Chroniques

par bruno serrou

l'Orchestre de Paris excelle chez septentrion
Elgar, Sibelius et Nielsen par Osmo Vänskä

Salle Pleyel, Paris
- 14 avril 2010
© greg helgeson

Il est des moments privilégiés auxquels le hasard offre aux mélomanes et critiques l’opportunité d’assister à un événement qui, a priori, n’a rien pour le laisser supposer. C’est ce qui s’est passé ce soir à Pleyel, dans le cadre d’un simple concert d’abonnement de l’Orchestre de Paris. Formidable concert, en effet, dirigé avec fougue par Osmo Vänskä, chef finlandais - vainqueur du Concours de Besançon en 1982, actuel directeur de l’Orchestre du Minnesota et qui fit, dans les années quatre-vingt, la gloire de l’Orchestre Symphonique de Lahti (de somptueux enregistrements consacrés à Sibelius, dont une admirable intégrale de la musique de scène pour la Tempête de Shakespeare, en laissent le témoignage) - au geste peu esthétique mais précis et terriblement efficace, dont les mouvements du corps, qui peuvent donner le mal de mer, vont chercher le son jusqu’au creux de la vague et l’accompagner jusqu’aux cimes pour mieux plonger au tréfonds du suivant. Ainsi Vänskä porte-t-il l’Orchestre de Paris sur des sommets d’interprétation, tirant de ses rangs des sonorités charnelles.

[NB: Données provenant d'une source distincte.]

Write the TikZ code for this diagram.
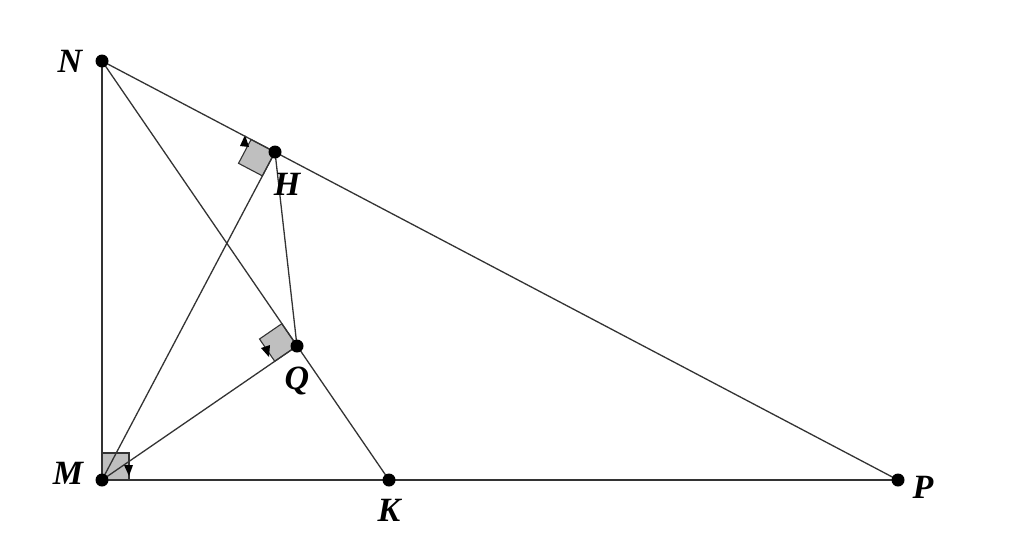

Le programme faisait chanter le chef nordique dans son jardin car, bien que son répertoire soit très large, il est surtout connu pour ses excellentes interprétations des compositeurs scandinaves, particulièrement Sibelius et Nielsen. C’est par La fille de Pohjola Op.49 de Jean Sibelius qu’il a ouvert le concert, sa direction idiomatique exaltant les timbres de bronze émergeant du violoncelle et du basson solos, des cors puis de la clarinette basse, merveilleusement ciselés par les musiciens de la formation parisienne, portés par cette direction idiomatique.

Suivait le Concerto pour violoncelle en mi mineur Op.85 d'Edward Elgar, aux couleurs et aux élans à la fois brahmsiens et straussiens auquel Jacqueline Duprez donna ses titres de noblesse, interprété ici avec ardeur et poésie par Alisa Weilerstein, jeune violoncelliste américaine à la virtuosité pudique mais attisant des sonorités de braise, qui remplaçait au pied levé le Finlandais Truls Mørk.

Malgré les sortilèges offerts par les interprètes dans les deux premières œuvres, le grand moment de la soirée restera la somptueuse exécution de la Symphonie n°5 Op.50 de Carl Nielsen, œuvre puissante, contrastée, onirique, respirant large, gorgée de lumière, inexplicablement trop peu donnée à Paris, magnifiée par le geste ample et précis de Vänskä. La mise en place est irréprochable, jusqu’à la brutalité, les équilibres sonores sont foudroyants, particulièrement dans le mouvement initial, avec les battements menaçant de caisse claire d’une sauvagerie toute primitive. Les pupitres de l’Orchestre de Paris sont plus individualisés et verts que jamais.